(DIRECTIONS):
Give an exact transcription of every line, dropping the images.

━━━━━ DATA EXCERPTS

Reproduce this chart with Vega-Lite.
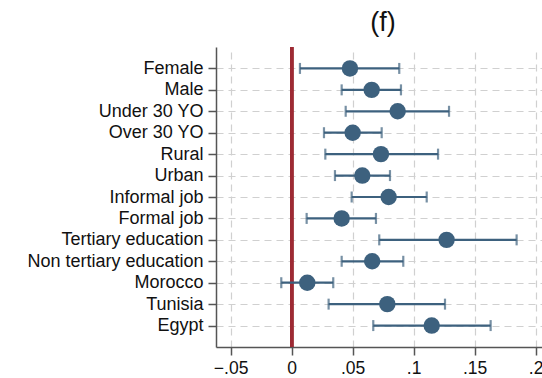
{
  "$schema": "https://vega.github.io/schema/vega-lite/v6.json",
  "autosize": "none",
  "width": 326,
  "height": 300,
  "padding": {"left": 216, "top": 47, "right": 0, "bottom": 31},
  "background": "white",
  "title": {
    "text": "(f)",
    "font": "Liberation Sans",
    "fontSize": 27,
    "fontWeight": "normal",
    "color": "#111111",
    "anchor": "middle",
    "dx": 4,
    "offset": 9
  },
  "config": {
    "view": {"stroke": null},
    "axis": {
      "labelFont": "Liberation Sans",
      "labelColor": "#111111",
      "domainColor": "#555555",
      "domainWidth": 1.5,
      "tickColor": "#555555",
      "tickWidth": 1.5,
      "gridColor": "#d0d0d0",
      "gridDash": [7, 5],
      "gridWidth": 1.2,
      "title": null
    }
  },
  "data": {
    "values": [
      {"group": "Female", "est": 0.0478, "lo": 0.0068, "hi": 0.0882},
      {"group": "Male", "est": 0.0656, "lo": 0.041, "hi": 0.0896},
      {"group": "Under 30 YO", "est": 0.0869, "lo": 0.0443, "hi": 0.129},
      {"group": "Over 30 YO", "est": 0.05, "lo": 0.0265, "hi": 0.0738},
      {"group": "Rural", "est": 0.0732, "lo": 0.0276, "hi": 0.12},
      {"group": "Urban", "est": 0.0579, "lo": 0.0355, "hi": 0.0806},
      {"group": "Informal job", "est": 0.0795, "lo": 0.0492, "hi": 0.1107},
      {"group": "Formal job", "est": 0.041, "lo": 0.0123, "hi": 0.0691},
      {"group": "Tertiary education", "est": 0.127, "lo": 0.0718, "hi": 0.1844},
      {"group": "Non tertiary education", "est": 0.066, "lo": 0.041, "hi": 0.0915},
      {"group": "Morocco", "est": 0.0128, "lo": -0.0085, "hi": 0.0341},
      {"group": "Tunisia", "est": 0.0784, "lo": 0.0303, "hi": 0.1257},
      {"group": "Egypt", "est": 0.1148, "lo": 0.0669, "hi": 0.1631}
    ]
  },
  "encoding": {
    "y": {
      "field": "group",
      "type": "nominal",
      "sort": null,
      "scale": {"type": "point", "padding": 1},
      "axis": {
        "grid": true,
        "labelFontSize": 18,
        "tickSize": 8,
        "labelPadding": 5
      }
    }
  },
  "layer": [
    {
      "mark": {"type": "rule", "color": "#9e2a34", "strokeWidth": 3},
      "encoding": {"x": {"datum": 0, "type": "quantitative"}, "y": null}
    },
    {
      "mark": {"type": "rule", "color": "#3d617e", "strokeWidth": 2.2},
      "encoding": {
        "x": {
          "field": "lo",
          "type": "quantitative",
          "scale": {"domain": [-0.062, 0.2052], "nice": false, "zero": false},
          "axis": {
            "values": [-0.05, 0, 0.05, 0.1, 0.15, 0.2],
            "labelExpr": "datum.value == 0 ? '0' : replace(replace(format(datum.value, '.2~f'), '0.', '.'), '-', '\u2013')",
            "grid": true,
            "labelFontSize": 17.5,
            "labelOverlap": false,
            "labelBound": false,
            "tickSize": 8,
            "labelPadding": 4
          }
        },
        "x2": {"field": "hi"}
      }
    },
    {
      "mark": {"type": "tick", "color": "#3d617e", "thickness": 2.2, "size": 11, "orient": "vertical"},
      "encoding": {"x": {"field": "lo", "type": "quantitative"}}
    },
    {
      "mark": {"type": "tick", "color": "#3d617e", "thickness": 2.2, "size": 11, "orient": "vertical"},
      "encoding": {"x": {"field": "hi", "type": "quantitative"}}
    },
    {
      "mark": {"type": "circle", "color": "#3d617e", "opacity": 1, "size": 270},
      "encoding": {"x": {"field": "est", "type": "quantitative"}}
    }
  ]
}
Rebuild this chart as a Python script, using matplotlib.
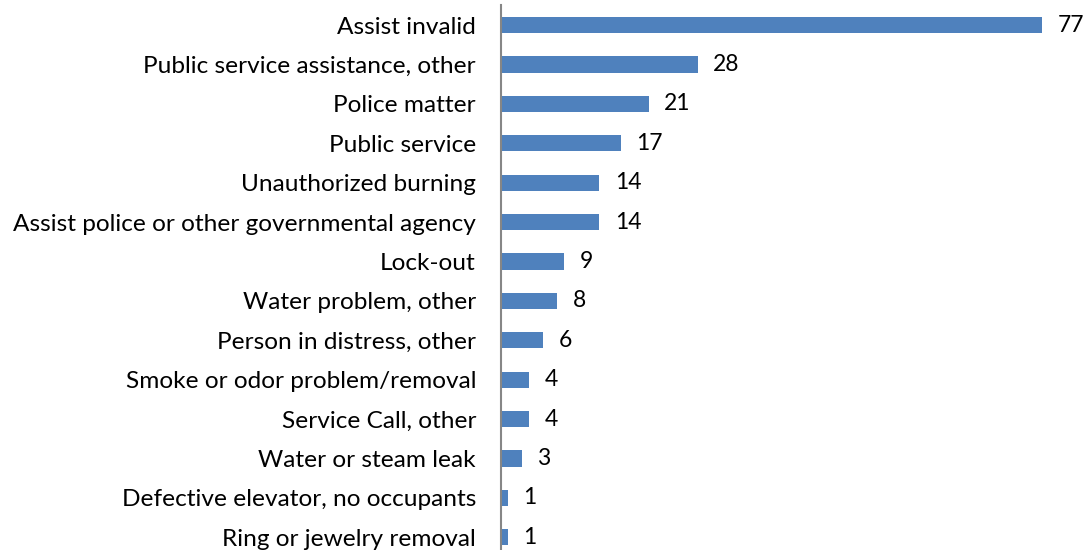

━━━━━━━━━━

(REPLY):
Reproduce this chart with Vega-Lite.
{
  "$schema": "https://vega.github.io/schema/vega-lite/v6.json",
  "autosize": "none",
  "width": 326,
  "height": 300,
  "padding": {"left": 216, "top": 47, "right": 0, "bottom": 31},
  "background": "white",
  "title": {
    "text": "(f)",
    "font": "Liberation Sans",
    "fontSize": 27,
    "fontWeight": "normal",
    "color": "#111111",
    "anchor": "middle",
    "dx": 4,
    "offset": 9
  },
  "config": {
    "view": {"stroke": null},
    "axis": {
      "labelFont": "Liberation Sans",
      "labelColor": "#111111",
      "domainColor": "#555555",
      "domainWidth": 1.5,
      "tickColor": "#555555",
      "tickWidth": 1.5,
      "gridColor": "#d0d0d0",
      "gridDash": [7, 5],
      "gridWidth": 1.2,
      "title": null
    }
  },
  "data": {
    "values": [
      {"group": "Female", "est": 0.0478, "lo": 0.0068, "hi": 0.0882},
      {"group": "Male", "est": 0.0656, "lo": 0.041, "hi": 0.0896},
      {"group": "Under 30 YO", "est": 0.0869, "lo": 0.0443, "hi": 0.129},
      {"group": "Over 30 YO", "est": 0.05, "lo": 0.0265, "hi": 0.0738},
      {"group": "Rural", "est": 0.0732, "lo": 0.0276, "hi": 0.12},
      {"group": "Urban", "est": 0.0579, "lo": 0.0355, "hi": 0.0806},
      {"group": "Informal job", "est": 0.0795, "lo": 0.0492, "hi": 0.1107},
      {"group": "Formal job", "est": 0.041, "lo": 0.0123, "hi": 0.0691},
      {"group": "Tertiary education", "est": 0.127, "lo": 0.0718, "hi": 0.1844},
      {"group": "Non tertiary education", "est": 0.066, "lo": 0.041, "hi": 0.0915},
      {"group": "Morocco", "est": 0.0128, "lo": -0.0085, "hi": 0.0341},
      {"group": "Tunisia", "est": 0.0784, "lo": 0.0303, "hi": 0.1257},
      {"group": "Egypt", "est": 0.1148, "lo": 0.0669, "hi": 0.1631}
    ]
  },
  "encoding": {
    "y": {
      "field": "group",
      "type": "nominal",
      "sort": null,
      "scale": {"type": "point", "padding": 1},
      "axis": {
        "grid": true,
        "labelFontSize": 18,
        "tickSize": 8,
        "labelPadding": 5
      }
    }
  },
  "layer": [
    {
      "mark": {"type": "rule", "color": "#9e2a34", "strokeWidth": 3},
      "encoding": {"x": {"datum": 0, "type": "quantitative"}, "y": null}
    },
    {
      "mark": {"type": "rule", "color": "#3d617e", "strokeWidth": 2.2},
      "encoding": {
        "x": {
          "field": "lo",
          "type": "quantitative",
          "scale": {"domain": [-0.062, 0.2052], "nice": false, "zero": false},
          "axis": {
            "values": [-0.05, 0, 0.05, 0.1, 0.15, 0.2],
            "labelExpr": "datum.value == 0 ? '0' : replace(replace(format(datum.value, '.2~f'), '0.', '.'), '-', '\u2013')",
            "grid": true,
            "labelFontSize": 17.5,
            "labelOverlap": false,
            "labelBound": false,
            "tickSize": 8,
            "labelPadding": 4
          }
        },
        "x2": {"field": "hi"}
      }
    },
    {
      "mark": {"type": "tick", "color": "#3d617e", "thickness": 2.2, "size": 11, "orient": "vertical"},
      "encoding": {"x": {"field": "lo", "type": "quantitative"}}
    },
    {
      "mark": {"type": "tick", "color": "#3d617e", "thickness": 2.2, "size": 11, "orient": "vertical"},
      "encoding": {"x": {"field": "hi", "type": "quantitative"}}
    },
    {
      "mark": {"type": "circle", "color": "#3d617e", "opacity": 1, "size": 270},
      "encoding": {"x": {"field": "est", "type": "quantitative"}}
    }
  ]
}
Rebuild this chart as a Python script, using matplotlib.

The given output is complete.